My renewed ruminations on gender issues started last week while I was watching the 1974 “Swept Away” (also known by its superior title, “Swept Away… by an Unusual Destiny in the Blue Sea of August”). From the cheesecake cover art and contrived premise I was sort of expecting something along the lines of a sexier, less-heinous “Six Days and Seven Nights” (1998). For the first third of the film that was more or less what “Swept Away” attempted to deliver: A scruffy communist sailor and a snobby capitalist pleasure-cruiser pass a few weeks hating each other before they are stranded in a small boat and eventually shipwrecked on a deserted island. “I get where this is going,” I sez to myself. “They will fall in love.”
And they do. Except that the sailor starves, humiliates, beats and rapes the woman to get her into submission. She certainly complies rather quickly to his cruelty, becoming his obsessive love slave at the expense of her original personality and former freedom.
My initial reaction was the simple and obvious one. I dismissed the movie as an exploitive art-house attempt to legitimize male sex-power fantasies.
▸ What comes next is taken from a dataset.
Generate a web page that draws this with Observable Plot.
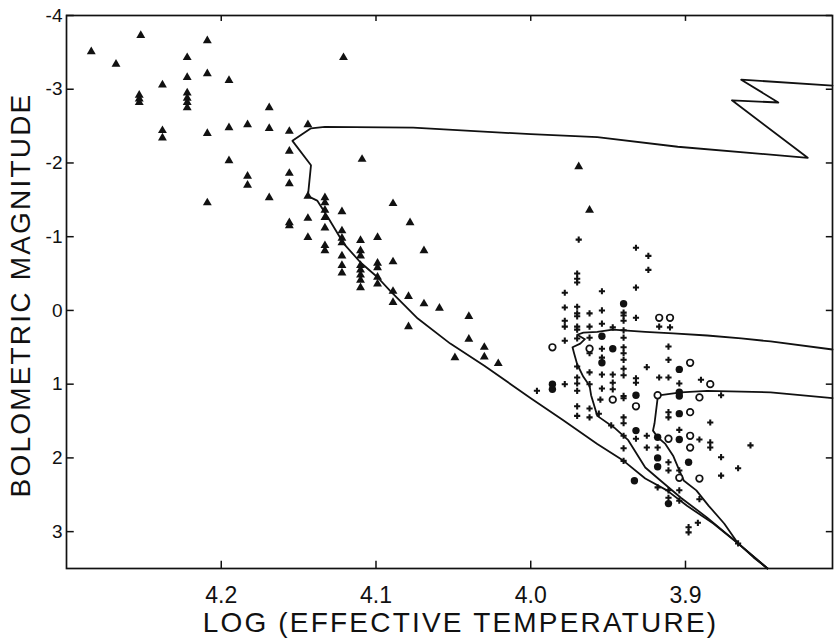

But what really bothered me was that the film was directed by a woman: Lina Wertmuller. Why would she create such a film? Clearly, I needed to dig a little deeper. Here is a list of thoughts that struck me:
1) My understanding and opinion of the film is affected by the gender of the director, though in general (as in conversation) I would try to deny that. If a man had made the film, I would not have bothered to re-evaluate it. That fact, in itself, shows that I’m still very much susceptible to oversimplifying things and jumping to conclusions. I should have given the film more contemplation regardless of the gender of the creators.
2) The film had a clear political metaphor that did not escape me during the initial viewing, but which also did not interest me particularly. The communist/capitalist, rich/poor, oppressor/slave, male/female dichotomies are all tied together rather explicitly. Yet I can’t help thinking that a film such as “Swept Away” has to be viewed at least 50% for its literal story and any symbolic value represented therein can not fully justify or excuse the rest.
3) It is certainly possible to view the film as a critique, a work that exposes the power structures and misogyny that it initially appears to reinforce. I’m always a little skeptical of these types of 180 degree analyses (though there are many valid examples), where the viewer has to arrive at the opposite conclusion of what the film actually depicts. “Swept Away” certainly doesn’t help the audience undergo this u-turn. The first half of the film tries (successfully) to make the woman quite intolerable, presumably preparing us to accept her later punishment as just. The plot reaches certain extremes, but we are not led to believe that anything is really meant to be satiric, surreal or self-aware. The tone of the conclusion is that their rescue, return to civilization and ultimate separation violates their deep love and “natural” male-dominant relationship.
4) A re-evaluation of the film did not make me enjoy the movie much more. It did make me appreciate how complicated the issues involved were and reminded me not to be so reactive, but I found it impossible to shake the basic thrust of my original reading of the film. Many elements of the film were quite well done. For instance, I enjoyed the scenic island locale, the verbal interplay, the lead performances and the conflicting emotions. The film is hardly an artistic failure, but it left a bad taste in my mouth.